Smoke-free policies -- such as legislation to protect individuals from secondhand smoke -- can lead to health improvements including reduction of respiratory symptoms, and may help reduce adult and youth tobacco use, according to a report published in the July issue of The Lancet Oncology.
WEDNESDAY, July 2 (HealthDay News) -- Smoke-free policies -- such as legislation to protect individuals from secondhand smoke -- can lead to health improvements including reduction of respiratory symptoms, and may help reduce adult and youth tobacco use, according to a report published in the July issue of The Lancet Oncology.

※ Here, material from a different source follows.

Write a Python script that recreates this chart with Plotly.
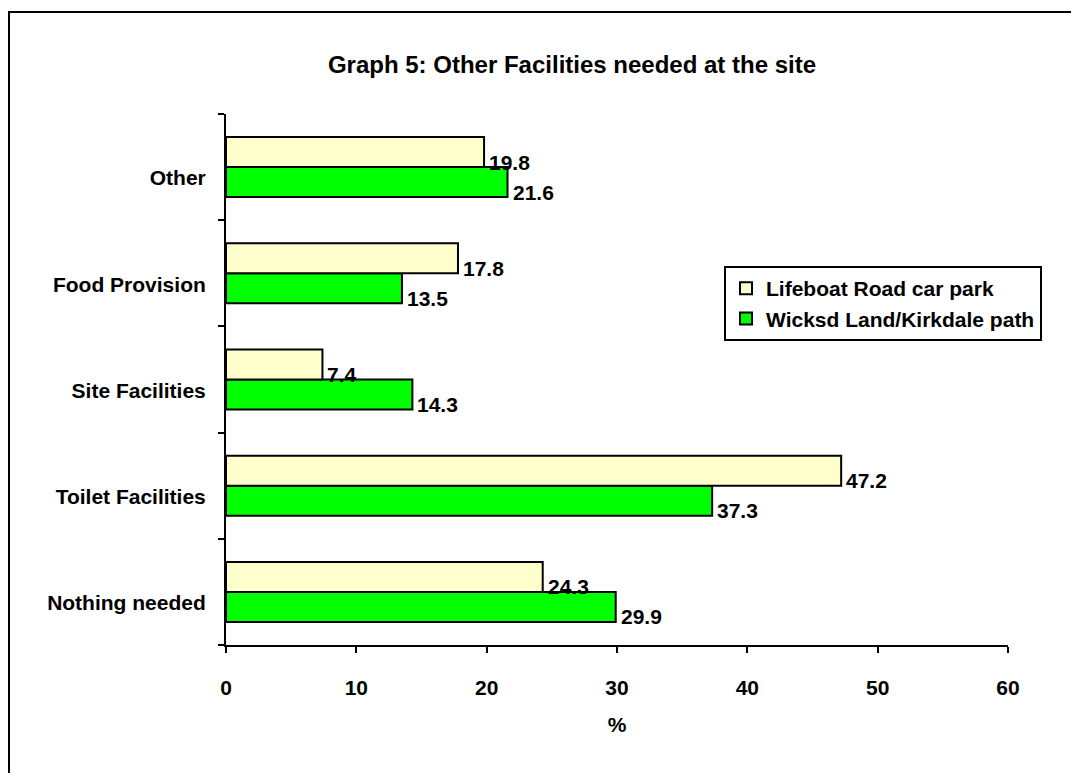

John P. Pierce, Ph.D., of the University of California San Diego, and Maria E. Leon, of the International Agency for Research on Cancer (IARC) in Lyon, France, writing on behalf of an IARC working group that met in the spring of 2008, discuss a number of statements about the possible effects of smoke-free policies. They organize these findings by whether evidence is "sufficient" for a causal association or "strong" for an association with limited evidence of causality.
The group found sufficient evidence that smoke-free policies substantially decrease secondhand smoke exposure and, in workers, decrease respiratory symptoms; smoke-free workplaces lower cigarette use in smokers; and smoke-free home policies lower children's secondhand smoke exposure and decrease adult smoking. They found strong evidence that smoke-free workplaces decrease the prevalence of adult smoking, smoke-free policies decrease tobacco use in youths and smoke-free legislation lowers heart disease morbidity.
"On the basis of the evidence reviewed, the Working Group recommended that governments enact and implement smoke-free policies that conform to the guidelines for Article 8 of the World Health Organization Framework Convention for Tobacco Control," the authors write. "Not only do these policies achieve their aim of protecting the health of non-smokers by decreasing exposure to secondhand smoke, they also have many effects on smoking behavior, which compound the expected health benefits."